Hormones are special chemical messengers in the body that are created in the endocrine glands, according to the Hormone Health Network. Hormones control just about every bodily function; everything from your most basic needs like hunger and sleep to more complex ones such as when the onset of puberty begins and controlling your reproductive system. However, knowing how important hormones are, even just the smallest imbalance can cause life-changing symptoms.
Let’s say for example that your adrenal glands are producing cortisol in connection with your stress response. Seems harmless right? Well, it is unless you’re a woman who’s sex drive and menstrual cycle can become impacted by high levels of cortisol. This can also be a factor behind people developing anxiety and depression disorders. So what causes it?
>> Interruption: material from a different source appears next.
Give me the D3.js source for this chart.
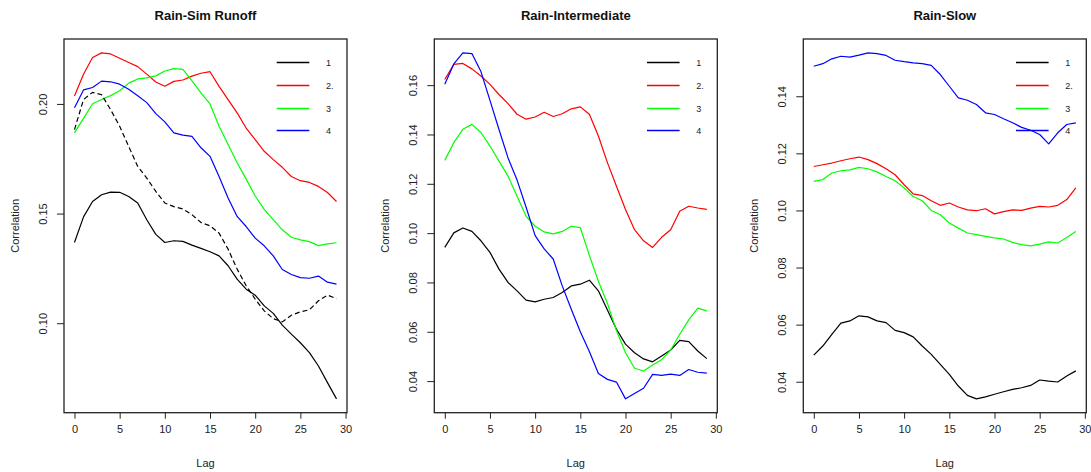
<!DOCTYPE html>
<html>
<head>
<meta charset="utf-8">
<script src="https://cdn.jsdelivr.net/npm/d3@7"></script>
<style>
  html, body { margin: 0; padding: 0; background: #fff; }
  svg { display: block; font-family: "Liberation Sans", Arial, sans-serif; }
</style>
</head>
<body>
<svg id="chart" width="1091" height="472"></svg>
<script>
// Lags shared by every panel
const lags = [0,1,2,3,4,5,6,7,8,9,10,11,12,13,14,15,16,17,18,19,20,21,22,23,24,25,26,27,28,29];
const xTicks = [0,5,10,15,20,25,30];
const legendLabels = ["1", "2.", "3", "4"];

// Rain-Sim Runoff
const runoff1 = [0.1368,0.1485,0.1555,0.1586,0.1598,0.1597,0.1578,0.1548,0.1472,0.1405,0.1368,0.1376,0.1373,0.1356,0.1341,0.1326,0.1307,0.1262,0.1201,0.1155,0.1128,0.1079,0.1045,0.0991,0.0950,0.0911,0.0866,0.0805,0.0729,0.0655];
const runoff2 = [0.2036,0.2135,0.2212,0.2233,0.2228,0.2208,0.2189,0.2170,0.2136,0.2100,0.2081,0.2103,0.2109,0.2127,0.2140,0.2147,0.2080,0.2020,0.1959,0.1890,0.1837,0.1784,0.1746,0.1711,0.1669,0.1650,0.1642,0.1624,0.1596,0.1555];
const runoff3 = [0.1868,0.1934,0.2001,0.2020,0.2038,0.2060,0.2095,0.2114,0.2119,0.2128,0.2150,0.2161,0.2158,0.2105,0.2050,0.2000,0.1898,0.1815,0.1732,0.1657,0.1580,0.1519,0.1472,0.1426,0.1392,0.1380,0.1372,0.1354,0.1362,0.1367];
const runoff4 = [0.1983,0.2064,0.2075,0.2104,0.2101,0.2090,0.2067,0.2037,0.2006,0.1956,0.1918,0.1868,0.1858,0.1852,0.1800,0.1761,0.1669,0.1571,0.1487,0.1441,0.1388,0.1353,0.1307,0.1245,0.1222,0.1208,0.1205,0.1215,0.1187,0.1178];
const runoffDashed = [0.1883,0.2020,0.2053,0.2042,0.1974,0.1898,0.1806,0.1715,0.1662,0.1601,0.1548,0.1532,0.1521,0.1495,0.1459,0.1444,0.1411,0.1338,0.1247,0.1171,0.1110,0.1056,0.1021,0.1006,0.1036,0.1052,0.1061,0.1102,0.1128,0.1112];
const runoffTicks = [0.10, 0.15, 0.20];

// Rain-Intermediate
const inter1 = [0.0942,0.1001,0.1021,0.1007,0.0969,0.0922,0.0854,0.0800,0.0766,0.0728,0.0721,0.0732,0.0739,0.0759,0.0786,0.0793,0.0809,0.0766,0.0688,0.0610,0.0550,0.0515,0.0490,0.0478,0.0502,0.0526,0.0565,0.0560,0.0522,0.0491];
const inter2 = [0.1623,0.1684,0.1688,0.1666,0.1637,0.1603,0.1562,0.1525,0.1482,0.1462,0.1471,0.1490,0.1473,0.1484,0.1504,0.1512,0.1482,0.1394,0.1286,0.1190,0.1096,0.1014,0.0969,0.0942,0.0983,0.1014,0.1089,0.1109,0.1102,0.1096];
const inter3 = [0.1295,0.1367,0.1421,0.1441,0.1408,0.1353,0.1292,0.1231,0.1150,0.1068,0.1028,0.1005,0.0997,0.1007,0.1028,0.1022,0.0910,0.0805,0.0715,0.0605,0.0515,0.0452,0.0441,0.0465,0.0487,0.0526,0.0590,0.0648,0.0696,0.0685];
const inter4 = [0.1604,0.1686,0.1731,0.1728,0.1655,0.1538,0.1420,0.1305,0.1215,0.1105,0.0990,0.0936,0.0895,0.0786,0.0691,0.0600,0.0520,0.0431,0.0407,0.0396,0.0328,0.0350,0.0371,0.0427,0.0423,0.0428,0.0423,0.0447,0.0436,0.0432];
const interTicks = [0.04, 0.06, 0.08, 0.10, 0.12, 0.14, 0.16];

// Rain-Slow
const slow1 = [0.0493,0.0525,0.0566,0.0605,0.0613,0.0631,0.0627,0.0613,0.0607,0.0580,0.0572,0.0557,0.0525,0.0496,0.0461,0.0426,0.0385,0.0352,0.0340,0.0347,0.0356,0.0365,0.0373,0.0379,0.0387,0.0406,0.0402,0.0399,0.0420,0.0438];
const slow2 = [0.1154,0.1160,0.1166,0.1174,0.1181,0.1187,0.1178,0.1164,0.1146,0.1125,0.1090,0.1058,0.1052,0.1034,0.1018,0.1026,0.1012,0.1002,0.0999,0.1006,0.0988,0.0996,0.1002,0.1000,0.1008,0.1014,0.1012,0.1018,0.1038,0.1079];
const slow3 = [0.1102,0.1108,0.1131,0.1139,0.1142,0.1151,0.1146,0.1135,0.1119,0.1104,0.1079,0.1049,0.1034,0.1000,0.0985,0.0956,0.0938,0.0921,0.0915,0.0909,0.0904,0.0900,0.0888,0.0880,0.0876,0.0882,0.0890,0.0886,0.0905,0.0926];
const slow4 = [0.1505,0.1514,0.1531,0.1540,0.1537,0.1544,0.1552,0.1549,0.1543,0.1526,0.1521,0.1517,0.1514,0.1508,0.1476,0.1435,0.1394,0.1386,0.1371,0.1342,0.1336,0.1321,0.1307,0.1291,0.1281,0.1266,0.1233,0.1272,0.1301,0.1307];
const slowTicks = [0.04, 0.06, 0.08, 0.10, 0.12, 0.14];

const seriesColors = ["#000000", "#ff0000", "#00ff00", "#0000ff"];

const panels = [
  { title: "Rain-Sim Runoff", left: 64, series: [runoff1, runoff2, runoff3, runoff4], dashed: runoffDashed, yTicks: runoffTicks },
  { title: "Rain-Intermediate", left: 434.3, series: [inter1, inter2, inter3, inter4], dashed: null, yTicks: interTicks },
  { title: "Rain-Slow", left: 803.3, series: [slow1, slow2, slow3, slow4], dashed: null, yTicks: slowTicks }
];

const plotW = 283, plotTop = 39, plotBottom = 412.7;
const svg = d3.select("#chart");

// R-style padded range: extend the data range by 4% on each side
function padded(min, max) {
  const d = (max - min) * 0.04;
  return [min - d, max + d];
}

panels.forEach(p => {
  const g = svg.append("g");
  const all = p.series.flat().concat(p.dashed || []);
  const x = d3.scaleLinear().domain(padded(d3.min(lags), d3.max(lags))).range([p.left, p.left + plotW]);
  const y = d3.scaleLinear().domain(padded(d3.min(all), d3.max(all))).range([plotBottom, plotTop]);

  const line = d3.line().x((d, i) => x(lags[i])).y(d => y(d));

  p.series.forEach((s, k) => {
    g.append("path").attr("d", line(s))
      .attr("fill", "none").attr("stroke", seriesColors[k]).attr("stroke-width", 1.2)
      .attr("stroke-linejoin", "round");
  });
  if (p.dashed) {
    g.append("path").attr("d", line(p.dashed))
      .attr("fill", "none").attr("stroke", "#000").attr("stroke-width", 1.2)
      .attr("stroke-dasharray", "5,3");
  }

  // Plot frame
  g.append("rect").attr("x", p.left).attr("y", plotTop)
    .attr("width", plotW).attr("height", plotBottom - plotTop)
    .attr("fill", "none").attr("stroke", "#222").attr("stroke-width", 1.3);

  // Bottom axis
  const xa = g.append("g").attr("transform", `translate(0,${plotBottom})`)
    .call(d3.axisBottom(x).tickValues(xTicks).tickSize(6).tickPadding(7).tickFormat(d3.format("d")));
  xa.select(".domain").remove();
  xa.selectAll("line").attr("stroke", "#222");
  xa.selectAll("text").attr("font-size", 11).attr("fill", "#222")
    .attr("font-family", "Liberation Sans, Arial, sans-serif");

  // Left axis with rotated labels
  const ya = g.append("g").attr("transform", `translate(${p.left},0)`)
    .call(d3.axisLeft(y).tickValues(p.yTicks).tickSize(7).tickFormat(d3.format(".2f")));
  ya.select(".domain").remove();
  ya.selectAll("line").attr("stroke", "#222");
  ya.selectAll("text")
    .attr("font-size", 11).attr("fill", "#222")
    .attr("font-family", "Liberation Sans, Arial, sans-serif")
    .attr("x", null).attr("dy", null)
    .attr("text-anchor", "middle")
    .attr("transform", "translate(-17,0) rotate(-90)");

  // Titles and axis labels
  g.append("text").attr("x", p.left + plotW / 2).attr("y", 20)
    .attr("text-anchor", "middle").attr("font-size", 13).attr("font-weight", "bold")
    .attr("fill", "#111").text(p.title);
  g.append("text").attr("x", p.left + plotW / 2).attr("y", 467)
    .attr("text-anchor", "middle").attr("font-size", 11).attr("fill", "#222").text("Lag");
  g.append("text")
    .attr("transform", `translate(${p.left - 45},${(plotTop + plotBottom) / 2}) rotate(-90)`)
    .attr("text-anchor", "middle").attr("font-size", 11).attr("fill", "#222").text("Correlation");

  // Legend (no frame), rows snapped to the pixel grid for crisp strokes
  const right = p.left + plotW;
  legendLabels.forEach((lab, k) => {
    const ly = Math.round(62.3 + k * 22.6) + 0.5;
    g.append("line").attr("x1", right - 70.3).attr("x2", right - 37.7)
      .attr("y1", ly).attr("y2", ly)
      .attr("stroke", seriesColors[k]).attr("stroke-width", 1.3);
    g.append("text").attr("x", right - 21).attr("y", ly + 3)
      .attr("font-size", 9).attr("fill", "#222").text(lab);
  });
});
</script>
</body>
</html>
In order for a person to be healthy, their hormones must work in balance to allow the body to thrive. The problem is that hormonal “ups and downs” are quite normal, especially in woman, and can be the result of many different factors. According to doctors, the most common time for a hormonal imbalance in women is during premenstrual syndrome, pregnancy, and menopause, however, other lifestyle factors can cause hormones to fluctuate. Being overweight, not getting enough exercise, or a lack of sleep can all throw your hormones off balance. Which leads us to perhaps the most important question – how would you know?
Being sick and not doing anything about it is the equivalent to driving around in your car with the “Check Engine” light on and then being surprised when your car needs repairs. However, unlike cars, humans don’t come with a “check hormones” light, or any other warning light for that matter, but what we do have is a series of well-documented symptoms and signs that can help you determine if you should visit the doctor. So on that note and with good hormonal health in the forefront, allows us to present to you some of the most common signs that you might have a hormonal imbalance.
If you are women who is suffering from a hormonal imbalance, you may be surprised at the way it can manifest throughout your body, and one of the most common is in the breasts; more specifically, lumpy breast, which can feel tender and sore to the touch. These lumps are caused by hormonal fluctuations and are usually cysts or fibroids and are harmless. However, you should always have any lump in your breast checked out by a doctor to rule out the possibility of breast cancer.
If you are women who naturally has larger breasts, you may notice that during menopause they begin to grow and possibly sag. This is a result of a drop in hormone levels causes breast tissue to become less dense and fatty. The National Cancer Institute says that breast changes in women are very common and aren’t usually cancerous. These changes occur due to hormonal changes or aging and you may notice that lumps come and go with your menstrual cycle.